— GIVEN PROBLEM —
Give again, verbatim, the lines between the line that contains "Clone this chart in Plotly." and the line that contains "y_ticks = [40, 50, 60, 70, 80, 90, 100]", counting both ends. Pictures are excluded from the copy.

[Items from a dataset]

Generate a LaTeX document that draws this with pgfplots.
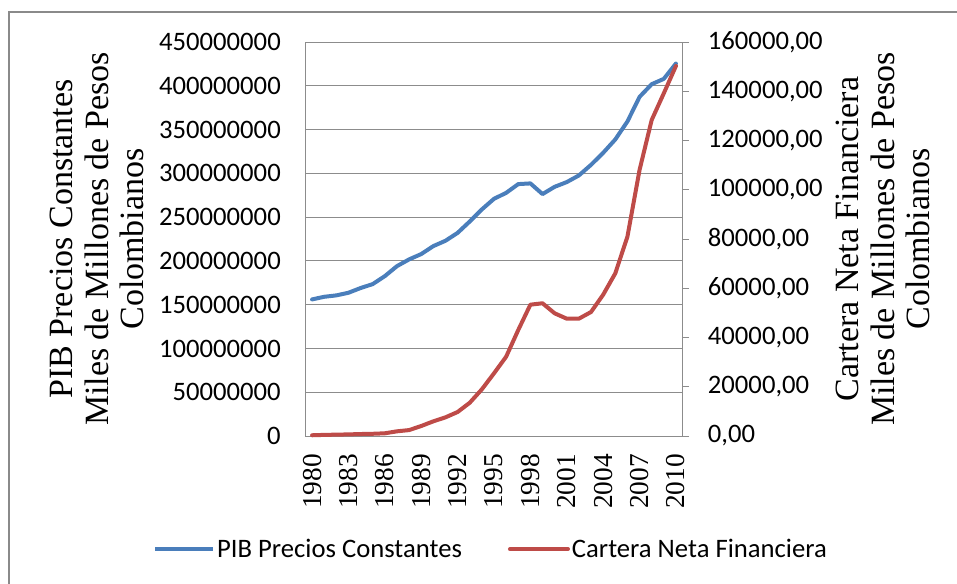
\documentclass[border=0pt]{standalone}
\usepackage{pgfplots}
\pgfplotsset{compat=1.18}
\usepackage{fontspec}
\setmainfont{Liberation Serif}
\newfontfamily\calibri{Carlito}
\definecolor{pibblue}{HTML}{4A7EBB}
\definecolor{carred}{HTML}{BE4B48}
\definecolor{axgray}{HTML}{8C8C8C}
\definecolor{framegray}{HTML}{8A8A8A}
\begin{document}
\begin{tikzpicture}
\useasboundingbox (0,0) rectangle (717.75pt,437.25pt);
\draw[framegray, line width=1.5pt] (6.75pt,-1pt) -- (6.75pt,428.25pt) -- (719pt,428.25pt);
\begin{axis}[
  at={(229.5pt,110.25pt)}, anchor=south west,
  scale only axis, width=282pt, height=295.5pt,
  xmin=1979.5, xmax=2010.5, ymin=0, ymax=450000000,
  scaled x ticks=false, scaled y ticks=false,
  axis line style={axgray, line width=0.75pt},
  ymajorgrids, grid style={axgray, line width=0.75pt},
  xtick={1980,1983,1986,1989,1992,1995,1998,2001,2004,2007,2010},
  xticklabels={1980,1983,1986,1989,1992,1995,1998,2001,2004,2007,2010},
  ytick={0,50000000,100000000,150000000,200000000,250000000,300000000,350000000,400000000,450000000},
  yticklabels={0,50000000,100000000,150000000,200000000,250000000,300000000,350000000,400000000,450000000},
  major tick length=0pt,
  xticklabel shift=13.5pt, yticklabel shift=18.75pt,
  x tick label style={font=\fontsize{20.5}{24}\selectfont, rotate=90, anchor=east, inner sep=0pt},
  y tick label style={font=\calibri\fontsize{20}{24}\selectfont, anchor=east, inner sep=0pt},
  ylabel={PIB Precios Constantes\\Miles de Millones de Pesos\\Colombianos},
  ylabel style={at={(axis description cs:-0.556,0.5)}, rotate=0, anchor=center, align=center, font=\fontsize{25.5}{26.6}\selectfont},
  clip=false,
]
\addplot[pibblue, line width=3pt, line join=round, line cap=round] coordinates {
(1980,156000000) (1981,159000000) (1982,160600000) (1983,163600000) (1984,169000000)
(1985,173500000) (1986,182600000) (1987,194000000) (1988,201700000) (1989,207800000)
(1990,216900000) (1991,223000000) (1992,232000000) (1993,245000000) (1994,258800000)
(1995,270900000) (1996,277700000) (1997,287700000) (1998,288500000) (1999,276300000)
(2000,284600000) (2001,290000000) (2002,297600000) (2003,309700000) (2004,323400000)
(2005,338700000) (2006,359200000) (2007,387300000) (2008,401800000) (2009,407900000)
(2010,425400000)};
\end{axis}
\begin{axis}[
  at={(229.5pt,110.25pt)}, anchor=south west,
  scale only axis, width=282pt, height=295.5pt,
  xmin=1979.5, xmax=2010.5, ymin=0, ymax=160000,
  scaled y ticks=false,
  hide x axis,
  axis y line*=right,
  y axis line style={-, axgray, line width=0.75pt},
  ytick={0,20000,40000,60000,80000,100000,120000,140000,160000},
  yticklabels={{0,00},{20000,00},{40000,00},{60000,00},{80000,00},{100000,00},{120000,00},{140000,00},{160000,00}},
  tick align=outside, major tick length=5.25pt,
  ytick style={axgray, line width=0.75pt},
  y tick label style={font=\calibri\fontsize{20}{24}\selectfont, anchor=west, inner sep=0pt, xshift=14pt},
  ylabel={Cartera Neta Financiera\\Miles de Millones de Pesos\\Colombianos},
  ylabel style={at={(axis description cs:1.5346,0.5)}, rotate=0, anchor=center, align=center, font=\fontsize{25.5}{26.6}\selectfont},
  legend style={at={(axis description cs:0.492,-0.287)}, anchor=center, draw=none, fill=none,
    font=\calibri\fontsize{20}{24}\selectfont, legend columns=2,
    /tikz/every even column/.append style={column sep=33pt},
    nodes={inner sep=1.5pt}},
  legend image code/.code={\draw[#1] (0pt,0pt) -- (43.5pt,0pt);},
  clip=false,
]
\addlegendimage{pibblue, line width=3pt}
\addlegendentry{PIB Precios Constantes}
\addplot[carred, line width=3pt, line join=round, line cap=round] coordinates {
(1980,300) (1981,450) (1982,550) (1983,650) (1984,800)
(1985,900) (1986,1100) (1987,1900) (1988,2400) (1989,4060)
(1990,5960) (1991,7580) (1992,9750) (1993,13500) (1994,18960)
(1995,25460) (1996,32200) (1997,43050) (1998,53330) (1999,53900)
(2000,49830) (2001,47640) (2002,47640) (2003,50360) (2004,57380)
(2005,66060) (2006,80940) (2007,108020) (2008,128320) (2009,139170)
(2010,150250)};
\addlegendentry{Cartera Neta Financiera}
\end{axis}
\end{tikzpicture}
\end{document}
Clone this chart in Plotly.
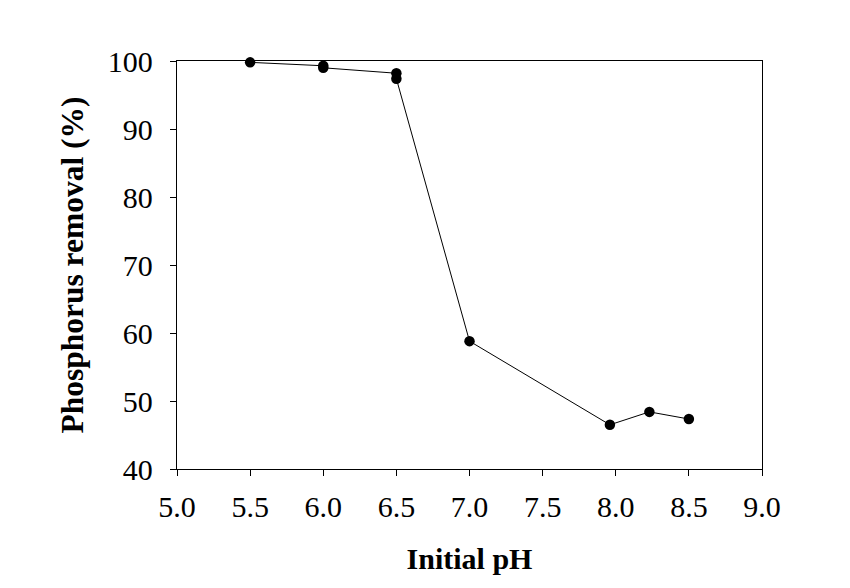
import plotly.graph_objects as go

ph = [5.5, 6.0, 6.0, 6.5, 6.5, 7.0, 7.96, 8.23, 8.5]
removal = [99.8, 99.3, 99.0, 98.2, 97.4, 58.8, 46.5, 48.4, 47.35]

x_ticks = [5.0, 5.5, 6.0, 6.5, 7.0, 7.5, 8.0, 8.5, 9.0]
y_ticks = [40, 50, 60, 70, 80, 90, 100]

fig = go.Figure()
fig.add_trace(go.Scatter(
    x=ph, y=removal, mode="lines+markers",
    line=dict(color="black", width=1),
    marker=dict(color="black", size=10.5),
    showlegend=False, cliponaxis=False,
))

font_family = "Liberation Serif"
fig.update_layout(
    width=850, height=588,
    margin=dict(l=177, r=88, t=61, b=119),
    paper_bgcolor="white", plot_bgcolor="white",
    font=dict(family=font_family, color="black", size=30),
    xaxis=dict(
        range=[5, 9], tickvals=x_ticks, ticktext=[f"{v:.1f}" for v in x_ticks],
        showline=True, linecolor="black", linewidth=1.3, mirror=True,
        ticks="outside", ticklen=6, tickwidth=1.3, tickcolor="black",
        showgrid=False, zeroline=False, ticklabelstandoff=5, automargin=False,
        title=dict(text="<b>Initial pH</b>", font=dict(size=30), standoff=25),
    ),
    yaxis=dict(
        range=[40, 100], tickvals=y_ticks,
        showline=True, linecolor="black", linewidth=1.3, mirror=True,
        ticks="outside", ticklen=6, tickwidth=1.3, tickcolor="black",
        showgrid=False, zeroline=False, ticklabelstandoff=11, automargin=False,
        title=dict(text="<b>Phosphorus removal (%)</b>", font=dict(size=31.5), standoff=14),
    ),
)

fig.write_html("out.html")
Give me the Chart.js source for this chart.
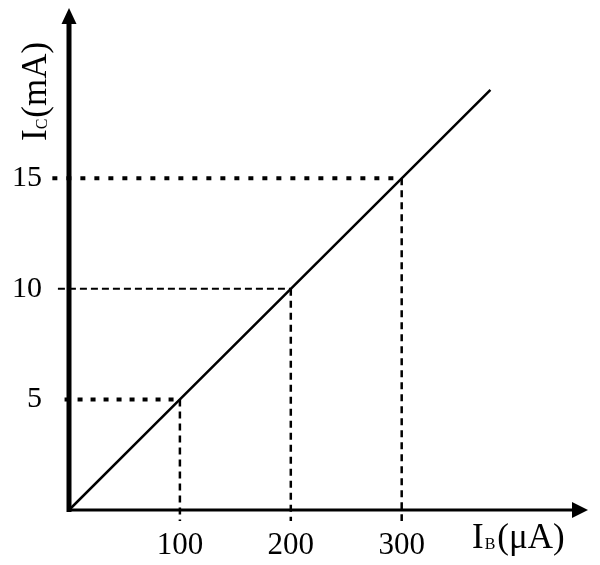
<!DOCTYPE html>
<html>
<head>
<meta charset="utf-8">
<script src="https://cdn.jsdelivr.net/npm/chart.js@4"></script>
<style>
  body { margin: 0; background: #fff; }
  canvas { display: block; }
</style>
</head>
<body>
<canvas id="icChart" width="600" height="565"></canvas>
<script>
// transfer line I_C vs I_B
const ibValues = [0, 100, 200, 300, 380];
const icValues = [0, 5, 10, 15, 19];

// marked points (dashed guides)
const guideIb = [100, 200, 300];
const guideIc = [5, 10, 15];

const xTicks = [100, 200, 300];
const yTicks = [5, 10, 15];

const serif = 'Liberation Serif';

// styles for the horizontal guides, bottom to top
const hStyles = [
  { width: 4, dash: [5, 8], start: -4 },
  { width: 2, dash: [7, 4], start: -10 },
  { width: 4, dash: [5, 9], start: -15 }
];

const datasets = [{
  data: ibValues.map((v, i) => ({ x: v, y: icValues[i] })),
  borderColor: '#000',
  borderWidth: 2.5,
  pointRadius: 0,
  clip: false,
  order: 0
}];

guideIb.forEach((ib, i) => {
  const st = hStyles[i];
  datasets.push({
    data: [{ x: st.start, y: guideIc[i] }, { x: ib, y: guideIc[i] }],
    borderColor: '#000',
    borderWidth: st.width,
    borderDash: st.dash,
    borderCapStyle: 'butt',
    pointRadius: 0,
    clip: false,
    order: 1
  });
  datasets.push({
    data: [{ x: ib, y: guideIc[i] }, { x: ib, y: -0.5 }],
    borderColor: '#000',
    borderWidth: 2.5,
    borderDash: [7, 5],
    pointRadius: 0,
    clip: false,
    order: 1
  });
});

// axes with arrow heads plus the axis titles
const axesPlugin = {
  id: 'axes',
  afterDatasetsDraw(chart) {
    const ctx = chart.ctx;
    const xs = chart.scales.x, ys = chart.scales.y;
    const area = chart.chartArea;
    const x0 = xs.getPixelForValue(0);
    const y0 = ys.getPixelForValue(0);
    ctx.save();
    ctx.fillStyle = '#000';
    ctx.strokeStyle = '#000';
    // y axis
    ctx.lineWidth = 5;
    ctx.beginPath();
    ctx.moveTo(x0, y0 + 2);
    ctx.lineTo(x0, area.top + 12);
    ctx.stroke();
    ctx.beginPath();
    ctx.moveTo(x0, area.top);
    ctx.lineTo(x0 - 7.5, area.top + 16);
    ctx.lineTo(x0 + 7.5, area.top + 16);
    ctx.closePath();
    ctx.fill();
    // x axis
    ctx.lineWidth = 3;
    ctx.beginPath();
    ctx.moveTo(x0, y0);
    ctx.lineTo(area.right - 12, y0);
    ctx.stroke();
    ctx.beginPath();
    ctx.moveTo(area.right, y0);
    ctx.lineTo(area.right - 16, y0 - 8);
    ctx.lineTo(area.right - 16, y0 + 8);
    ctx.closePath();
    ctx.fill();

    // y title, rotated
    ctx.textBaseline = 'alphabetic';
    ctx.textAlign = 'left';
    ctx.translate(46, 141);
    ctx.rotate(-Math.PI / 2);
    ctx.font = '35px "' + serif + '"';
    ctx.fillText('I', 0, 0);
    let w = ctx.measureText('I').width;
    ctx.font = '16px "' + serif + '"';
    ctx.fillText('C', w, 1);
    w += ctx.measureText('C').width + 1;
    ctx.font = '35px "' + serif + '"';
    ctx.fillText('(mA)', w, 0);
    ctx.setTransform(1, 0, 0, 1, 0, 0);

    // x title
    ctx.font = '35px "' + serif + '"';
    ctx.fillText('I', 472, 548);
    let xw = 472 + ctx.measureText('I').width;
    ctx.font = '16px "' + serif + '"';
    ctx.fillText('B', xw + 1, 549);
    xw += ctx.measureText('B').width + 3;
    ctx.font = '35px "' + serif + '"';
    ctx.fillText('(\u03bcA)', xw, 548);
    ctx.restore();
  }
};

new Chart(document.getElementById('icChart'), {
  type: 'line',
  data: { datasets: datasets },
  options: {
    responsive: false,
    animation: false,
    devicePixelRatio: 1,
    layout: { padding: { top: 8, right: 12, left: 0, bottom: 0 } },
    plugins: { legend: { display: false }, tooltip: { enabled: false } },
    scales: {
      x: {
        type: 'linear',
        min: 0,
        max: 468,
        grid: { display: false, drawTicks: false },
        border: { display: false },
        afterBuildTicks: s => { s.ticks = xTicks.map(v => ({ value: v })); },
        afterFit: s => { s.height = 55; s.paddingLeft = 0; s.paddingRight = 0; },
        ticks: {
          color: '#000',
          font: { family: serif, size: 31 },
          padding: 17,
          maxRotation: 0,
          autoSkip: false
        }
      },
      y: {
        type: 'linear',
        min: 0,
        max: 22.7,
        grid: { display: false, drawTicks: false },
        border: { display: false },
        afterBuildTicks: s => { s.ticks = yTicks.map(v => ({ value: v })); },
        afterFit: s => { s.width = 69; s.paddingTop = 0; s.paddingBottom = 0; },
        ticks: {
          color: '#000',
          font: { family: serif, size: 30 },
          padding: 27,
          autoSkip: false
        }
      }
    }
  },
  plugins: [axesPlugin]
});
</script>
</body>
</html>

— ANSWER IN FULL —
Clone this chart in Plotly.
import plotly.graph_objects as go

ph = [5.5, 6.0, 6.0, 6.5, 6.5, 7.0, 7.96, 8.23, 8.5]
removal = [99.8, 99.3, 99.0, 98.2, 97.4, 58.8, 46.5, 48.4, 47.35]

x_ticks = [5.0, 5.5, 6.0, 6.5, 7.0, 7.5, 8.0, 8.5, 9.0]
y_ticks = [40, 50, 60, 70, 80, 90, 100]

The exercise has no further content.